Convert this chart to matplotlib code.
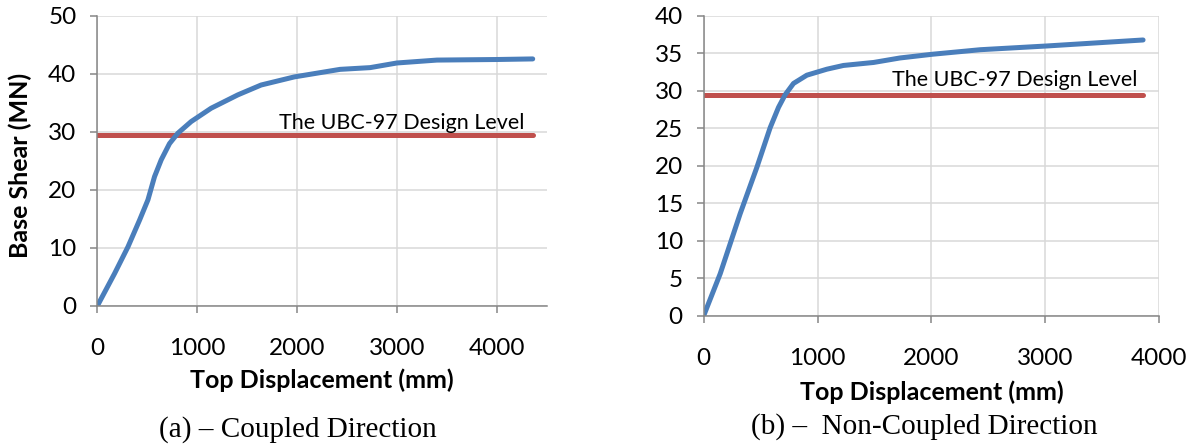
import matplotlib
matplotlib.use("Agg")
import matplotlib.pyplot as plt

# (a) coupled direction
disp_a = [0, 173, 307, 423, 507, 573, 640, 723, 807, 940, 1140, 1407, 1640, 1973,
          2431, 2732, 3000, 3401, 4003, 4360]
shear_a = [0, 5.6, 10.2, 14.8, 18.3, 22.3, 25.2, 28.0, 29.8, 31.8, 34.1, 36.4, 38.1, 39.5,
           40.8, 41.1, 41.9, 42.4, 42.5, 42.6]

# (b) non-coupled direction
disp_b = [0, 145, 320, 467, 584, 657, 716, 789, 906, 1082, 1228, 1493, 1725, 2012,
          2430, 3015, 3860]
shear_b = [0, 5.6, 13.6, 19.8, 25.1, 27.8, 29.5, 31.0, 32.1, 32.9, 33.4, 33.8, 34.4, 34.9,
           35.5, 36.0, 36.8]

design_level = 29.4
design_a = [0, 4360]
design_b = [0, 3860]

ticks_a_x = [0, 1000, 2000, 3000, 4000]
ticks_a_y = [0, 10, 20, 30, 40, 50]
ticks_b_x = [0, 1000, 2000, 3000, 4000]
ticks_b_y = [0, 5, 10, 15, 20, 25, 30, 35, 40]

label_text = "The UBC-97 Design Level"
xlabel = "Top Displacement (mm)"
ylabel = "Base Shear (MN)"
caption_a = "(a) \u2013 Coupled Direction"
caption_b = "(b) \u2013  Non-Coupled Direction"

blue = "#4a7ebb"
red = "#c0504d"
axis_gray = "#868686"
grid_gray = "#d9d9d9"
sans = ["Lato", "DejaVu Sans"]

fig = plt.figure(figsize=(11.93, 4.46), dpi=100)
W, H = 1193, 446


def make_axes(x0, x1, y0, y1):
	return fig.add_axes([x0 / W, 1 - y1 / H, (x1 - x0) / W, (y1 - y0) / H])


def style(ax, xticks, yticks, xlim, ylim):
	ax.set_xlim(*xlim)
	ax.set_ylim(*ylim)
	ax.set_xticks(xticks)
	ax.set_yticks(yticks)
	ax.grid(True, color=grid_gray, linewidth=1.1)
	ax.set_axisbelow(True)
	for s in ["top", "right"]:
		ax.spines[s].set_visible(False)
	for s in ["left", "bottom"]:
		ax.spines[s].set_color(axis_gray)
		ax.spines[s].set_linewidth(1.1)
	ax.tick_params(axis="both", direction="out", length=5, width=1.1, color=axis_gray,
				   labelsize=17.5, labelcolor="black")
	ax.tick_params(axis="x", pad=18)
	ax.tick_params(axis="y", pad=10)
	for lab in ax.get_xticklabels() + ax.get_yticklabels():
		lab.set_family(sans)


# left panel
ax1 = make_axes(97.3, 546.7, 16, 306)
style(ax1, ticks_a_x, ticks_a_y, (0, 4500), (0, 50))
ax1.plot(design_a, [design_level, design_level], color=red, lw=3.6, solid_capstyle="round")
ax1.plot(disp_a, shear_a, color=blue, lw=3.6, solid_capstyle="round", solid_joinstyle="round")
ax1.text(3051, 31.6, label_text, ha="center", va="center", fontsize=15.5, family=sans)
ax1.set_xlabel(xlabel, fontsize=18, fontweight="bold", family=sans, va="center")
ax1.xaxis.set_label_coords(0.5, -0.255)
ax1.set_ylabel(ylabel, fontsize=18, fontweight="bold", family=sans, va="center")
ax1.yaxis.set_label_coords(-0.172, 0.483)

# right panel
ax2 = make_axes(703.7, 1159, 16, 315.7)
style(ax2, ticks_b_x, ticks_b_y, (0, 4000), (0, 40))
ax2.plot(design_b, [design_level, design_level], color=red, lw=3.6, solid_capstyle="round")
ax2.plot(disp_b, shear_b, color=blue, lw=3.6, solid_capstyle="round", solid_joinstyle="round")
ax2.text(2735, 31.5, label_text, ha="center", va="center", fontsize=15.5, family=sans)
ax2.set_xlabel(xlabel, fontsize=18, fontweight="bold", family=sans, va="center")
ax2.xaxis.set_label_coords(0.5, -0.2546)

fig.text(298 / W, 1 - 430 / H, caption_a, ha="center", va="center", fontsize=21,
		 family="Liberation Serif")
fig.text(924 / W, 1 - 427 / H, caption_b, ha="center", va="center", fontsize=21,
		 family="Liberation Serif")

fig.savefig("out.png", dpi=100)
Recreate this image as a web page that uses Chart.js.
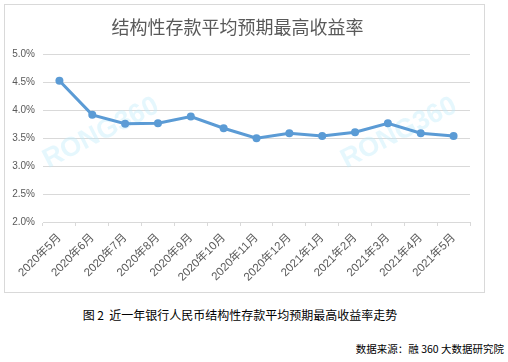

• [STATED EXERCISE]: Without the pictures, transcribe the listing above exactly.

• [WRITTEN RESPONSE]:
Convert this chart to matplotlib code.
import matplotlib
matplotlib.use("Agg")
import matplotlib.pyplot as plt

# (a) coupled direction
disp_a = [0, 173, 307, 423, 507, 573, 640, 723, 807, 940, 1140, 1407, 1640, 1973,
          2431, 2732, 3000, 3401, 4003, 4360]
shear_a = [0, 5.6, 10.2, 14.8, 18.3, 22.3, 25.2, 28.0, 29.8, 31.8, 34.1, 36.4, 38.1, 39.5,
           40.8, 41.1, 41.9, 42.4, 42.5, 42.6]

# (b) non-coupled direction
disp_b = [0, 145, 320, 467, 584, 657, 716, 789, 906, 1082, 1228, 1493, 1725, 2012,
          2430, 3015, 3860]
shear_b = [0, 5.6, 13.6, 19.8, 25.1, 27.8, 29.5, 31.0, 32.1, 32.9, 33.4, 33.8, 34.4, 34.9,
           35.5, 36.0, 36.8]

design_level = 29.4
design_a = [0, 4360]
design_b = [0, 3860]

ticks_a_x = [0, 1000, 2000, 3000, 4000]
ticks_a_y = [0, 10, 20, 30, 40, 50]
ticks_b_x = [0, 1000, 2000, 3000, 4000]
ticks_b_y = [0, 5, 10, 15, 20, 25, 30, 35, 40]

label_text = "The UBC-97 Design Level"
xlabel = "Top Displacement (mm)"
ylabel = "Base Shear (MN)"
caption_a = "(a) \u2013 Coupled Direction"
caption_b = "(b) \u2013  Non-Coupled Direction"

blue = "#4a7ebb"
red = "#c0504d"
axis_gray = "#868686"
grid_gray = "#d9d9d9"
sans = ["Lato", "DejaVu Sans"]

fig = plt.figure(figsize=(11.93, 4.46), dpi=100)
W, H = 1193, 446


def make_axes(x0, x1, y0, y1):
	return fig.add_axes([x0 / W, 1 - y1 / H, (x1 - x0) / W, (y1 - y0) / H])


def style(ax, xticks, yticks, xlim, ylim):
	ax.set_xlim(*xlim)
	ax.set_ylim(*ylim)
	ax.set_xticks(xticks)
	ax.set_yticks(yticks)
	ax.grid(True, color=grid_gray, linewidth=1.1)
	ax.set_axisbelow(True)
	for s in ["top", "right"]:
		ax.spines[s].set_visible(False)
	for s in ["left", "bottom"]:
		ax.spines[s].set_color(axis_gray)
		ax.spines[s].set_linewidth(1.1)
	ax.tick_params(axis="both", direction="out", length=5, width=1.1, color=axis_gray,
				   labelsize=17.5, labelcolor="black")
	ax.tick_params(axis="x", pad=18)
	ax.tick_params(axis="y", pad=10)
	for lab in ax.get_xticklabels() + ax.get_yticklabels():
		lab.set_family(sans)


# left panel
ax1 = make_axes(97.3, 546.7, 16, 306)
style(ax1, ticks_a_x, ticks_a_y, (0, 4500), (0, 50))
ax1.plot(design_a, [design_level, design_level], color=red, lw=3.6, solid_capstyle="round")
ax1.plot(disp_a, shear_a, color=blue, lw=3.6, solid_capstyle="round", solid_joinstyle="round")
ax1.text(3051, 31.6, label_text, ha="center", va="center", fontsize=15.5, family=sans)
ax1.set_xlabel(xlabel, fontsize=18, fontweight="bold", family=sans, va="center")
ax1.xaxis.set_label_coords(0.5, -0.255)
ax1.set_ylabel(ylabel, fontsize=18, fontweight="bold", family=sans, va="center")
ax1.yaxis.set_label_coords(-0.172, 0.483)

# right panel
ax2 = make_axes(703.7, 1159, 16, 315.7)
style(ax2, ticks_b_x, ticks_b_y, (0, 4000), (0, 40))
ax2.plot(design_b, [design_level, design_level], color=red, lw=3.6, solid_capstyle="round")
ax2.plot(disp_b, shear_b, color=blue, lw=3.6, solid_capstyle="round", solid_joinstyle="round")
ax2.text(2735, 31.5, label_text, ha="center", va="center", fontsize=15.5, family=sans)
ax2.set_xlabel(xlabel, fontsize=18, fontweight="bold", family=sans, va="center")
ax2.xaxis.set_label_coords(0.5, -0.2546)

fig.text(298 / W, 1 - 430 / H, caption_a, ha="center", va="center", fontsize=21,
		 family="Liberation Serif")
fig.text(924 / W, 1 - 427 / H, caption_b, ha="center", va="center", fontsize=21,
		 family="Liberation Serif")

fig.savefig("out.png", dpi=100)
Recreate this image as a web page that uses Chart.js.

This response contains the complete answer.